Wenn Menschen es geschafft haben in Glasgow anzukommen, stellt sich die nächste Frage: Wo kann ich für zwei Wochen unterkommen? Die Hotel-, Hostel- und Airbnb-Preise sind für den Zeitraum der COP immens in die Höhe gestiegen, haben sich teilweise verzehnfacht. Während Regierungsvertreter*innen in teuren Hotels nächtigen, kommt die Lösung für die Zivilgesellschaft, surprise, aus der Zivilgesellschaft. Einwohner*innen Glasgows bieten in Form von Human Hotels Aktivistinnen und anderen Menschen an, bei sich unterzukommen.

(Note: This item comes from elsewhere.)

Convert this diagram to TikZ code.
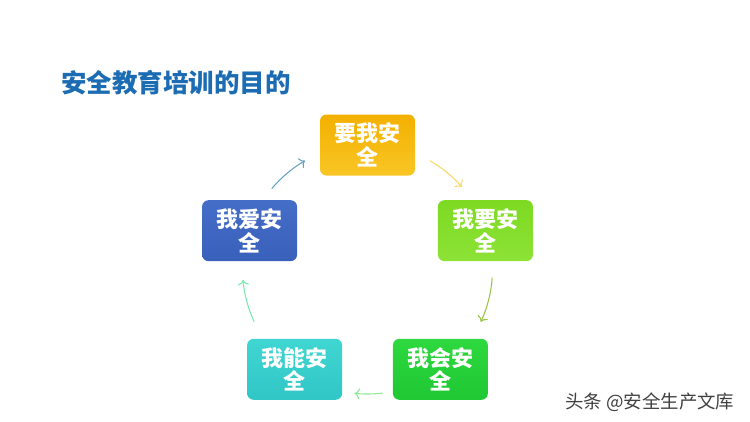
\documentclass[tikz,border=0pt]{standalone}
\usepackage{fontspec}
\newfontfamily\cjk{Noto Sans CJK SC}
\usepackage{xcolor}
\usetikzlibrary{arrows.meta}
\definecolor{titleblue}{HTML}{1C6CB3}
\definecolor{goldtop}{HTML}{F3B000}
\definecolor{goldbot}{HTML}{F9C625}
\definecolor{limetop}{HTML}{7DDA22}
\definecolor{limebot}{HTML}{8CE236}
\definecolor{greentop}{HTML}{2ED83E}
\definecolor{greenbot}{HTML}{1FC834}
\definecolor{tealtop}{HTML}{3FD6D2}
\definecolor{tealbot}{HTML}{30C6C6}
\definecolor{bluetop}{HTML}{456EC9}
\definecolor{bluebot}{HTML}{3960BA}

\begin{document}
\begin{tikzpicture}[
    box/.style={rounded corners=0.13cm, minimum width=1.9cm, minimum height=1.22cm,
                align=center, text=white, font=\cjk\bfseries\fontsize{12.5}{13.5}\selectfont},
    cyclearrow/.style={line width=0.6pt, -{To[length=3pt]}}
  ]
  \useasboundingbox (0,0) rectangle (15,8.42);

  % Title
  \node[anchor=west, text=titleblue, font=\cjk\bfseries\fontsize{14.5}{16}\selectfont]
    (title) at (1.1,6.76) {安全教育培训的目的};

  % Centre of the cycle
  \coordinate (o) at (7.35,3.04);

  % Five boxes round the circle
  \node[box, top color=goldtop, bottom color=goldbot]
    (want) at ([shift={(90:2.48)}]o) {要我安\\全};
  \node[box, top color=limetop, bottom color=limebot]
    (wish) at ([shift={(18:2.48)}]o) {我要安\\全};
  \node[box, top color=greentop, bottom color=greenbot]
    (know) at ([shift={(-54:2.48)}]o) {我会安\\全};
  \node[box, top color=tealtop, bottom color=tealbot]
    (able) at ([shift={(-126:2.48)}]o) {我能安\\全};
  \node[box, top color=bluetop, bottom color=bluebot]
    (love) at ([shift={(162:2.48)}]o) {我爱安\\全};

  % Arrows along the circle
  \draw[cyclearrow, goldbot!70] ([shift={(60:2.5)}]o) arc (60:41:2.5);
  \draw[cyclearrow, limetop!60!olive!80] ([shift={(-4:2.5)}]o) arc (-4:-25:2.5);
  \draw[cyclearrow, greentop!55] ([shift={(-83:2.5)}]o) arc (-83:-96:2.5);
  \draw[cyclearrow, tealbot!60!green!60] ([shift={(-155:2.5)}]o) arc (-155:-175:2.5);
  \draw[cyclearrow, bluetop!50!teal!70] ([shift={(140:2.5)}]o) arc (140:120:2.5);

  % Watermark
  \node[anchor=west, text=black!75, font=\cjk\fontsize{10.5}{12}\selectfont]
    (mark) at (11.18,0.38) {头条 @安全生产文库};
\end{tikzpicture}
\end{document}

Okay, jetzt sind wir also in Glasgow angekommen, haben eine Unterkunft gefunden, jetzt fehlt aber der nächste entscheidende Punkt: Um auf das Konferenz Gelände zu gelangen, braucht man eine sogenannte Akkreditierung, quasi die Eintrittskarte für die COP. Die Anzahl der Akkreditierungen ist begrenzt. Sie sind bestimmt für Vertreter*innen der Zivilgesellschaft, also für Nichtregierungsorganisationen, Delegierte, Presse. Wir als Aktivist*innen von Fridays for Future bekommen keine Akkreditierung, wir müssen NGOs anfragen und können über diese dann an eine Akkreditierung kommen. Da spielen Kontakte eine große Rolle. Wir aus Deutschland haben Glück, denn es gibt vergleichsweise viele Klima- und Umweltorganisationen, die uns auch sehr zugewandt sind. Das sieht in anderen Ländern ganz anders aus. MAPA stehen vor weitaus größeren Hürden, um an eine solche Akkreditierung heran zu kommen. Das führt dazu, dass auch unter uns Aktivist*innen der globale Norden, ja auch und vor allem Deutschland, überrepräsentiert ist. Dabei sind es MAPA, die am stärksten von der Klimakrise betroffen sind, die am meisten unter den Machenschaften der Politiker*innen aus dem globalen Norden leiden müssen, die seit Jahrhunderten von ihnen ausgebeutet werden. Die Welt ist verdammt ungerecht und das ist hier auf der COP26 unübersehbar.
Aktivismus
Hinzu kommt, dass die Security dort natürlich sehr präsent ist. Für Menschen, die in ihrem Leben schon traumatisierende Erfahrungen mit Menschen in Uniformen und/oder in Machtpositionen machen mussten, vor allem also schwarze Menschen und BIPOC die verstärkt von Polizeigewalt betroffen sind, können solche Situationen unglaublich stressig sein. Das führt dazu, dass Menschen, die teilweise am stärksten von der Klimakrise betroffen sind und am stärksten das Anrecht darauf haben, zu protestieren, am meisten in Gefahr sind ihr Badge zu verlieren und triggendere Erlebnisse mit der Security zu erfahren.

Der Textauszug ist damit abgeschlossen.